Cependant, et pour un certain nombre de raisons historiques et professionnelles, mais aussi pour des raisons liées à l'impact de la technologie sur la société et à la connaissance scientifique, la philosophie est importante pour les ingénieurs. À l'inverse, l'ingénierie et la technologie soulèvent des questions que la philosophie ne peut plus ignorer. En effet, les questions philosophiques émergent dans un monde où les sciences progressent et que modifie la technologie. Les concepts utilisés pour traiter les questions philosophiques sont vivants, ils évoluent et s'adaptent aux découvertes empiriques. Ainsi, il n'y a pas, entre la science, la technologie, l'ingénierie et la philosophie, de territoires antagonistes. La philosophie et les sciences empiriques ne sont pas concurrentes. Leurs relations sont pacifiées et leur collaboration, dans un esprit de progrès des connaissances, est indispensable. C'est à cet « état des liens », entre la philosophie et le sous-ensemble du domaine scientifique dans lequel se retrouvent la technologie et l'ingénierie, qu'est consacré cet article. Comment chacun des domaines peut-il constituer un apport pour l'autre ? Comment, au-delà de ce qui peut s'apparenter à une division du travail, la philosophie et l'ingénierie concourent-elles de concert à faire évoluer nos concepts et la compréhension de notre place dans le monde ?

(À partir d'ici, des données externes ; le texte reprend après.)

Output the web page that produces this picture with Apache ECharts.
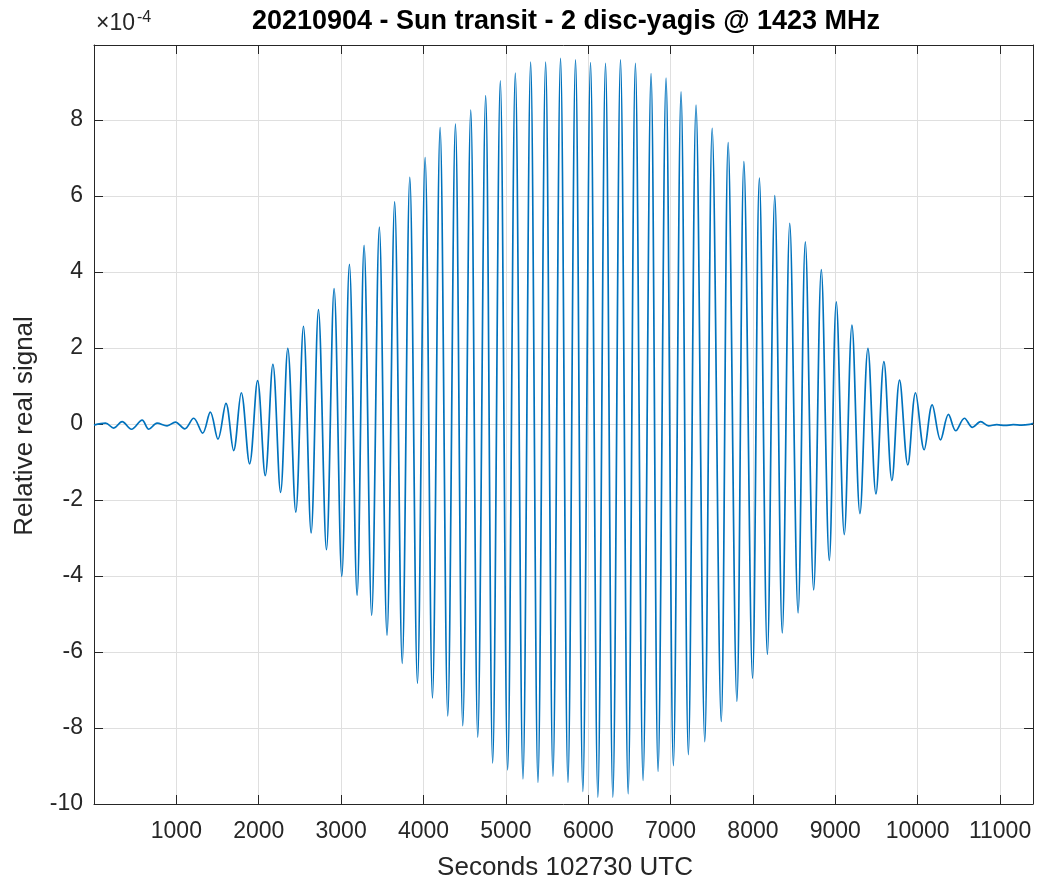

Une ouverture philosophique vers l'ingénierie ne peut donc que contribuer à améliorer la compréhension de la nature de la profession d'ingénieur. On peut, en conséquence, en attendre un certain bénéfice. Non seulement, dans la clarification de la fondation intellectuelle de la profession d'ingénieur, mais aussi de la contribution de l'ingénierie au développement de la société et de la connaissance.
Ainsi, pour rendre compte de cet « état des liens » existant entre la philosophie et l'ingénierie, la première partie de cet article se propose de décrire certaines des relations existant entre quatre domaines :
-
philosophie ;
-
ingénierie ;
-
science ;
-
technologie.
La deuxième partie s'attache à examiner deux thèmes traditionnels qui traversent la réflexion philosophique orientée vers l'ingénierie : la thèse de la « neutralité » de la technologie et la question de l'éthique. Ces deux thèmes, à eux seuls, suffiraient à justifier l'attention mutuelle que la philosophie et l'ingénierie feraient bien d'entretenir.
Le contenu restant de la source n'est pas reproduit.